En éste lugar del mundo suceden cosas, quizás las mismas o parecida a lo que alcancé a vivir y disfrutar en la infancia y aquellos primeros años de Escuela Normal y en el club donde jugaba al rugby.
Aquí en Ámsterdam, la gente no tiene rejas en sus ventanas y puede sentarse en la calle a tomar un té o un vino, generalmente a la tardecita, luego del trabajo y nada, no pasa nada, menos malo.
Pueden recorrer 37.000 km de bicisendas y que suceda de todo un poco, en paz, tranquilos, con los mapas de los puntos críticos para no perderse, siguiendo la numeración que han diseñado antes de partir.
Si se olvida la llave de la casa, la tarjeta de crédito y hasta la billetera, es muy probable que la tengan los chicos que atienden el café, o el bar, o el restaurante, el comercio que sea.
Se tejen redes. Los que viven en barcos-casa o botes-casa amarrados en los canales, tiene mecanismos de solidaridades que celebran la buena vecindad y la ética del cuidado mutuo.
Un número no menor de familias agradece tanto la cultura de la bicicleta y un transporte púbico diverso y serio y no necesita tener auto propio. Entonces inventa otras redes para poder usar un auto entre varios amigos, vecinos, etc.
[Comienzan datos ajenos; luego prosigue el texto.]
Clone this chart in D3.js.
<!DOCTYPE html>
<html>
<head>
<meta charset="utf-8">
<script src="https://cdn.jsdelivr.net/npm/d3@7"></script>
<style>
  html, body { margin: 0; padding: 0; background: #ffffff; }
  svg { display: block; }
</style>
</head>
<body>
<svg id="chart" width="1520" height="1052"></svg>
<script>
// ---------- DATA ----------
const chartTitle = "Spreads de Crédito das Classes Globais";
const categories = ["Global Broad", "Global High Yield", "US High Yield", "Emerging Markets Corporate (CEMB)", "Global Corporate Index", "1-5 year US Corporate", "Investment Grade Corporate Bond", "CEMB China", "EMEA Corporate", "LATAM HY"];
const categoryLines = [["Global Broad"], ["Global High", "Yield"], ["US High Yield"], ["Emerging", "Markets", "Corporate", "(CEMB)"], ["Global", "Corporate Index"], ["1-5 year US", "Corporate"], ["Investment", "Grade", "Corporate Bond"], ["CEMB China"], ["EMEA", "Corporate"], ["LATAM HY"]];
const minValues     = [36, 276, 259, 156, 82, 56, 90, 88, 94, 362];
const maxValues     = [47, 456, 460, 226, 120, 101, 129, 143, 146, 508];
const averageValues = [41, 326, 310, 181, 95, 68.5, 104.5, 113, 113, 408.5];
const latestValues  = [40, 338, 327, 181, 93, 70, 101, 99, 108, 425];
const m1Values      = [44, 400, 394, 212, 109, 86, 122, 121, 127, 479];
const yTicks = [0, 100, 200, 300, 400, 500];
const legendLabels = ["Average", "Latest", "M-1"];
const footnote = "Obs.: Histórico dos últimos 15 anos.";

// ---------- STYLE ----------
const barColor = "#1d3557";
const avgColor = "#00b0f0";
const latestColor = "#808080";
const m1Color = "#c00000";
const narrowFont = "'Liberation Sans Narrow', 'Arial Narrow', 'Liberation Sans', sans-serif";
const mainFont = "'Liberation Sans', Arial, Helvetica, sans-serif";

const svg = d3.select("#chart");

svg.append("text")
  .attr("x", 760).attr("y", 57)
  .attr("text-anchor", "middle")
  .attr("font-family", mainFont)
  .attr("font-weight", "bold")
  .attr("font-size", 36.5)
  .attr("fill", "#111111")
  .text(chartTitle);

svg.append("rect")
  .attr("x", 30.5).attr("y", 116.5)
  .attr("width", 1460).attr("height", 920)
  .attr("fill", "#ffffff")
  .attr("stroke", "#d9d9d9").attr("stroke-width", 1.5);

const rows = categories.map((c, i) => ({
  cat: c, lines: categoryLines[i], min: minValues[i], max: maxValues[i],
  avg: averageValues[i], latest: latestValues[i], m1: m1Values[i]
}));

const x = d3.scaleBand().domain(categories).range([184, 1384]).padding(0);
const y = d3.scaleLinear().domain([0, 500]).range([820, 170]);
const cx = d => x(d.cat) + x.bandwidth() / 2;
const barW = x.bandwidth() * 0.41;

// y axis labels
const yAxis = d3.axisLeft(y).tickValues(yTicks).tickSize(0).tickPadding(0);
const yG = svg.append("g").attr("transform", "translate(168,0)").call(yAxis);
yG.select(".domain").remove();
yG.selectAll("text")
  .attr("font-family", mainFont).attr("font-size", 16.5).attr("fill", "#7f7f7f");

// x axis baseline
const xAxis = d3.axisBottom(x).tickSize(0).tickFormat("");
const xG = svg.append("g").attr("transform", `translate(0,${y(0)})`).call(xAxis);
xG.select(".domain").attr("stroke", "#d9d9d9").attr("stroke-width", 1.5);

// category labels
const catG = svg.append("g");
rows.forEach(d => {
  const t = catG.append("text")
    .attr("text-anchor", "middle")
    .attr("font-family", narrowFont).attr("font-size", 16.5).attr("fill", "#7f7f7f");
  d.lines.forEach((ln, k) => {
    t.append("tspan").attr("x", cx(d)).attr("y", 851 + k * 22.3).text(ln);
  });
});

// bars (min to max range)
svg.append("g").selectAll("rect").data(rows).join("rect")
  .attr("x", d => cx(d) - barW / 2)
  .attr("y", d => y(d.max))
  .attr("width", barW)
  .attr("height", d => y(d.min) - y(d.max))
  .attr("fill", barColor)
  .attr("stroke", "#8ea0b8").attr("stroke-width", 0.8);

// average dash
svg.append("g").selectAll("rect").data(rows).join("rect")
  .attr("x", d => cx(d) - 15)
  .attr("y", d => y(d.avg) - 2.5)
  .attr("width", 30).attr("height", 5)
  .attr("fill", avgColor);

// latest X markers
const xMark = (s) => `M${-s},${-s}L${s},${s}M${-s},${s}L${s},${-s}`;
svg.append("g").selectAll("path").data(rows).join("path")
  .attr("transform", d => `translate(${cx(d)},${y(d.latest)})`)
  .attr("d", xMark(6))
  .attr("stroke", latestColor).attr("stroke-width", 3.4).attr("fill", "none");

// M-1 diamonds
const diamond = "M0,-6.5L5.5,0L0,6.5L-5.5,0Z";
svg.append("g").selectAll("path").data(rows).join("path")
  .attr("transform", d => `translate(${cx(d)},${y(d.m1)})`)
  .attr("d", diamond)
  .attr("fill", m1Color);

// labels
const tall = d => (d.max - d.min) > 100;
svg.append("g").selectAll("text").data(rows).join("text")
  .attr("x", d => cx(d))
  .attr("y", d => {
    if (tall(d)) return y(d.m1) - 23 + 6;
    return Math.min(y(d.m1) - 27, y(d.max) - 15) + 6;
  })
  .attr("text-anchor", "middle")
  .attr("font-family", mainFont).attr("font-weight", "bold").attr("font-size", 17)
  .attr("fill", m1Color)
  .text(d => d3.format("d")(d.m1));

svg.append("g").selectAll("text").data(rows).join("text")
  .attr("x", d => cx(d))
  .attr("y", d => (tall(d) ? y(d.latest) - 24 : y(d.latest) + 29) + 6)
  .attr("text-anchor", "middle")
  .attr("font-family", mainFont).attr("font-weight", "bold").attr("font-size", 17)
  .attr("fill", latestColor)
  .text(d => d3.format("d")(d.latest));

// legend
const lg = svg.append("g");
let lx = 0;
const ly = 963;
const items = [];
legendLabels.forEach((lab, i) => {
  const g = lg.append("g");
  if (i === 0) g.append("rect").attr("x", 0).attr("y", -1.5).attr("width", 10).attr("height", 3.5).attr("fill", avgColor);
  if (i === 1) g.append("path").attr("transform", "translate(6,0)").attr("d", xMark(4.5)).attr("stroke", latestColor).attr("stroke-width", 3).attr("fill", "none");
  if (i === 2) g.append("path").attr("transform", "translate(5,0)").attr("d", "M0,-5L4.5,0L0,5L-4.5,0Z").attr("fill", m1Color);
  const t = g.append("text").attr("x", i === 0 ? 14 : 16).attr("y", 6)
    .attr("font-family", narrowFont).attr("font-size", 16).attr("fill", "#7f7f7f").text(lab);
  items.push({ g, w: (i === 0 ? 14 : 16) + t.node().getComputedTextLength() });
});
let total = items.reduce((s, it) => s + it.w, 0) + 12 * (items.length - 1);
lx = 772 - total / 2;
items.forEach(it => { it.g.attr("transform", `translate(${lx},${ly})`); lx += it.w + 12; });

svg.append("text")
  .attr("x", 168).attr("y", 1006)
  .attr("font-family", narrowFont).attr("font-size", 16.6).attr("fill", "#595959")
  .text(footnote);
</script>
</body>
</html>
Se los prestan para las vacaciones cortas o largas, para ir a buscar un hijo a un lugar donde el tren no llega o queda a más de 30 kilómetros para ir en bici desde la última estación, o tantas variantes.
Puedes tener tu huerta en un espacio colectivo y todos los viernes ir a cultivar o cosechar lo disponible, aprender los lenguajes de la tierra y sus semillas, saber algo de los otros reinos de vida y alimentarte más saludablemente.
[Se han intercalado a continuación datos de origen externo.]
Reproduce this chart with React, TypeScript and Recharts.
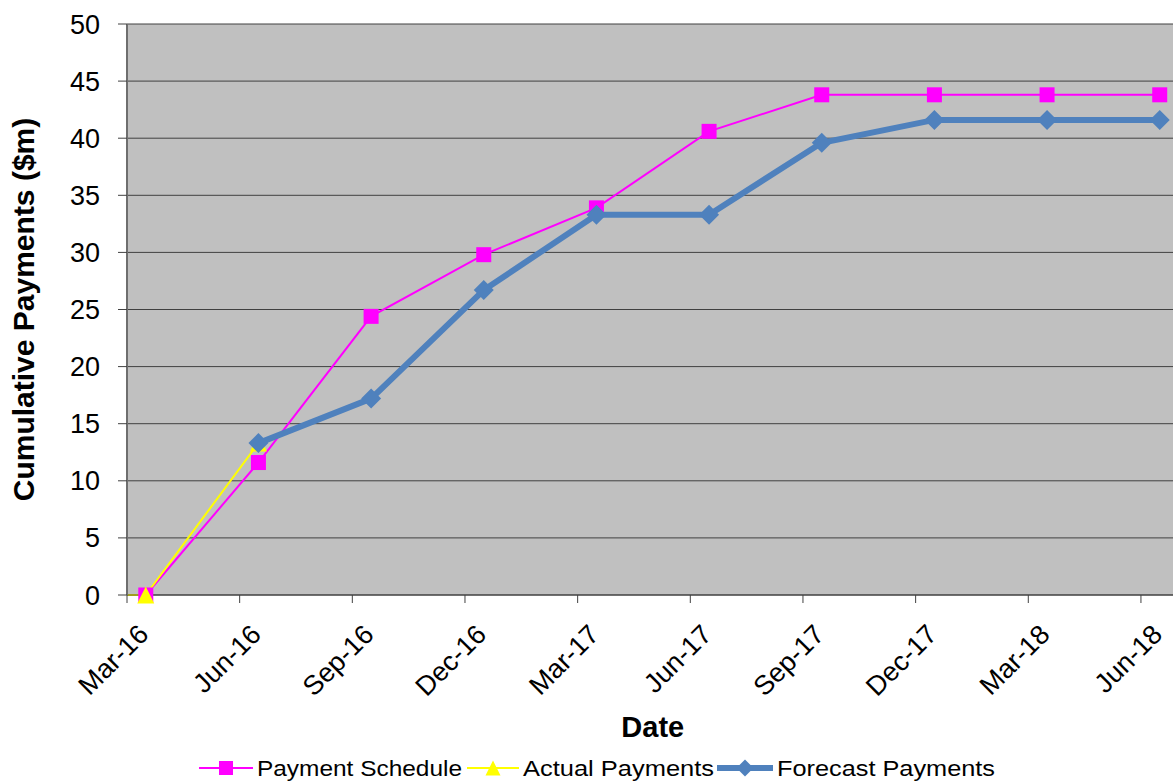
import { LineChart, Line, XAxis, YAxis, CartesianGrid, Legend } from 'recharts'

// quarter labels on the date axis; each quarter's value sits in the middle of its month
const QUARTERS = ['Mar-16', 'Jun-16', 'Sep-16', 'Dec-16', 'Mar-17', 'Jun-17', 'Sep-17', 'Dec-17', 'Mar-18', 'Jun-18']
const SCHEDULE = [0, 11.6, 24.4, 29.8, 33.9, 40.6, 43.8, 43.8, 43.8, 43.8]
const ACTUAL: (number | null)[] = [0, 13.3, null, null, null, null, null, null, null, null]
const FORECAST: (number | null)[] = [null, 13.3, 17.2, 26.7, 33.3, 33.3, 39.6, 41.6, 41.6, 41.6]
// actuals start a month before the axis (Feb-16), so the line runs in from the left edge
const ACTUAL_LEAD_IN = { month: -1, value: 0 }
const Y_TICKS = [0, 5, 10, 15, 20, 25, 30, 35, 40, 45, 50]

const PINK = '#FF00FF'
const YELLOW = '#FFFF00'
const BLUE = '#4F81BD'
const FONT = '"Liberation Sans", Arial, sans-serif'

// x is measured in months from the start of Mar-16
const data = [
  { m: ACTUAL_LEAD_IN.month + 0.5, actual: ACTUAL_LEAD_IN.value },
  ...QUARTERS.map((q, i) => ({
    m: i * 3 + 0.5,
    label: q,
    schedule: SCHEDULE[i],
    actual: ACTUAL[i],
    forecast: FORECAST[i],
  })),
]
const X_TICKS = QUARTERS.map((_, i) => i * 3)

const square = (cx: number, cy: number, s: number, fill: string) => (
  <rect x={cx - s / 2} y={cy - s / 2} width={s} height={s} fill={fill} />
)
const triangle = (cx: number, cy: number, s: number, fill: string) => (
  <polygon points={`${cx},${cy - s / 2} ${cx + s / 2},${cy + s / 2} ${cx - s / 2},${cy + s / 2}`} fill={fill} />
)
const diamond = (cx: number, cy: number, s: number, fill: string) => (
  <polygon points={`${cx},${cy - s / 2} ${cx + s / 2},${cy} ${cx},${cy + s / 2} ${cx - s / 2},${cy}`} fill={fill} />
)

const makeDot = (shape: typeof square, size: number, fill: string, prefix: string) => (p: any) => {
  if (p.cx == null || p.cy == null || p.value == null) return <g key={`${prefix}-${p.index}`} />
  return <g key={`${prefix}-${p.index}`}>{shape(p.cx, p.cy, size, fill)}</g>
}

const DateTick = (props: any) => {
  const { x, y, payload } = props
  const label = QUARTERS[payload.value / 3]
  const tx = x + 23
  const ty = y + 33
  return (
    <g>
      <line x1={x} y1={y - 8} x2={x} y2={y} stroke="#404040" strokeWidth={1} />
      <text x={tx} y={ty} transform={`rotate(-45, ${tx}, ${ty})`} textAnchor="end"
        fontFamily={FONT} fontSize={27} fill="#000">
        {label}
      </text>
    </g>
  )
}

const YTitle = (props: any) => {
  const { viewBox } = props
  const cx = 23
  const cy = viewBox.y + viewBox.height / 2
  return (
    <text x={cx} y={cy} transform={`rotate(-90, ${cx}, ${cy})`} textAnchor="middle" dominantBaseline="central"
      fontFamily={FONT} fontSize={30} fontWeight="bold" fill="#000">
      Cumulative Payments ($m)
    </text>
  )
}

// legend entries: icon start, text start and text width along the bottom row
const LEGEND_ITEMS = [
  { label: 'Payment Schedule', color: PINK, width: 2, shape: square, size: 14, x: 199, w: 54, tx: 257, tw: 205 },
  { label: 'Actual Payments', color: YELLOW, width: 2, shape: triangle, size: 15, x: 467, w: 52, tx: 523, tw: 191 },
  { label: 'Forecast Payments', color: BLUE, width: 6, shape: diamond, size: 17, x: 717, w: 56, tx: 777, tw: 218 },
]

const renderLegend = () => (
  <svg width={1173} height={30} style={{ display: 'block' }}>
    {LEGEND_ITEMS.map(it => (
      <g key={it.label}>
        <line x1={it.x} y1={15} x2={it.x + it.w} y2={15} stroke={it.color} strokeWidth={it.width} />
        {it.shape(it.x + it.w / 2, 15, it.size, it.color)}
        <text x={it.tx} y={23} fontFamily={FONT} fontSize={22} fill="#000"
          textLength={it.tw} lengthAdjust="spacingAndGlyphs">
          {it.label}
        </text>
      </g>
    ))}
  </svg>
)

export default function App() {
  return (
    <div style={{ position: 'absolute', left: 0, top: 0, width: 1173, height: 783, overflow: 'hidden', background: '#fff' }}>
      <LineChart width={1190} height={783} data={data} margin={{ top: 24, right: 11.5, left: 0, bottom: 0 }}>
        <CartesianGrid vertical={false} fill="#C0C0C0" stroke="#404040" strokeWidth={1} fillOpacity={1} />
        <XAxis
          dataKey="m"
          type="number"
          domain={[0, 28]}
          ticks={X_TICKS}
          allowDataOverflow
          interval={0}
          height={158}
          tick={<DateTick />}
          tickLine={false}
          tickSize={8}
          tickMargin={0}
          axisLine={{ stroke: '#404040', strokeWidth: 1 }}
          label={{ value: 'Date', position: 'insideBottom', offset: 16, style: { fontFamily: FONT, fontSize: 29, fontWeight: 'bold', fill: '#000' } }}
        />
        <YAxis
          type="number"
          domain={[0, 50]}
          ticks={Y_TICKS}
          width={127}
          tickSize={9}
          tickMargin={18}
          tickLine={{ stroke: '#404040' }}
          axisLine={{ stroke: '#6E6E6E', strokeWidth: 2 }}
          tick={{ fontFamily: FONT, fontSize: 27, fill: '#000' }}
          label={<YTitle />}
        />
        <Legend verticalAlign="bottom" content={renderLegend} wrapperStyle={{ left: 0, width: 1173, bottom: 0, height: 30 }} />
        <Line dataKey="schedule" name="Payment Schedule" stroke={PINK} strokeWidth={2}
          dot={makeDot(square, 15, PINK, 's')} activeDot={false} isAnimationActive={false} />
        <Line dataKey="actual" name="Actual Payments" stroke={YELLOW} strokeWidth={2}
          dot={makeDot(triangle, 17, YELLOW, 'a')} activeDot={false} isAnimationActive={false} />
        <Line dataKey="forecast" name="Forecast Payments" stroke={BLUE} strokeWidth={6}
          dot={makeDot(diamond, 20, BLUE, 'f')} activeDot={false} isAnimationActive={false} />
      </LineChart>
    </div>
  )
}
Los que no tienen televisión por decisión o convicción, disponen de mucho más tiempo para husmear en las pequeñas bibliotecas barriales, donde se dejan libros para que otros los puedan apreciar, disfrutar. Incluso se pueden encontrar pelotas de distintos deportes y hasta un tocadiscos con impensados discos listos para emocionar.
En todo el interior de Holanda, junto a las tranqueras de los campos o las granjas, renace la sorpresa de la venta directa de dulces, miel, tartas, huevos, verduras, etc. Cada alimento con su precio y un recipiente casero donde dejar los euros de la compra.
Creo que el mayor peligro en ésta ciudad y su país, sino el único, es violar las normas de tránsito. Solo un delirante o un vivo criollo mal, puede pasar un semáforo en rojo, sea para peatón, bici o auto. Puede ser fatal. Pero allí la sorpresa. No hay casi accidentes de tránsito urbanos.
Ámsterdam es dos Paraná y un poco más. Conviven 177 nacionalidades en paz. No existen villas miserias y ejecuta un programa para recibir a los inmigrantes de África y Asia.
La sonrisa es un hábito ciudadano, como el beso que recién se regala a los seis meses de cierta confianza en el conocer, el conversar. Sino solo nos damos las manos. Pero la sonrisa desde la bici como en el caminar la ciudad, me animo a decir, es un hábito, quizás el más amoroso de esta ciudad, donde el amor tiene escala humana y colectiva, porque lo que se ama es la ciudad, es el espacio común, es lo público no como territorios de nadie o vacíos, sino rincones que a casi todos enamoran.
Y entonces todo se lo cuida, se lo respeta.
No salgo de mi asombro cuando veo a la gente tratarse tanto de igual a igual, se saluda al barrendero, al policía, o ahora a la nueva presidente municipal llegando en bici a la Gemmente (Municipalidad), ella, la primera mujer en 600 años y un poco más.
La cebra es sagrada y hasta la conductora del tranvía, lo detiene para que pueda el peatón cruzar.
Paraná tenía sus propias características de lo público, lo seguro, como su propio buen vivir, una escala humana simplemente así, humana. Si la debería encontrar en una imagen, quizás sería esa sonrisa en el saludo de los abuelos sentados al frente de su hogar, allí, en el barrio, en cualquiera de ellos.
Nunca olvido cuando mi madre Gloria me enviaba al almacén de la esquina, entre Santiago del Estero y Rivadavia para sacarla de un apuro en la preparación de la cena. Demoraba siempre por una cuadra, entre una hora, hora y media. Ella lo sabía, sabía que debía saludar a todos los vecinos sentados en la vereda y algo que decir o escuchar y, también, tenía claro que iba por una y volvía por la de enfrente, no sea que algunos se pusieran celosos.
El pasado y el futuro, porque del lugar que se ama se trata, puede ser aún un sueño, un futuro posible para volver a un pasado humano. Quizás ese rincón que no solo hoy añoramos, sino que reivindicamos, que queremos reinventar. Como algún poema, son recuerdos futuros.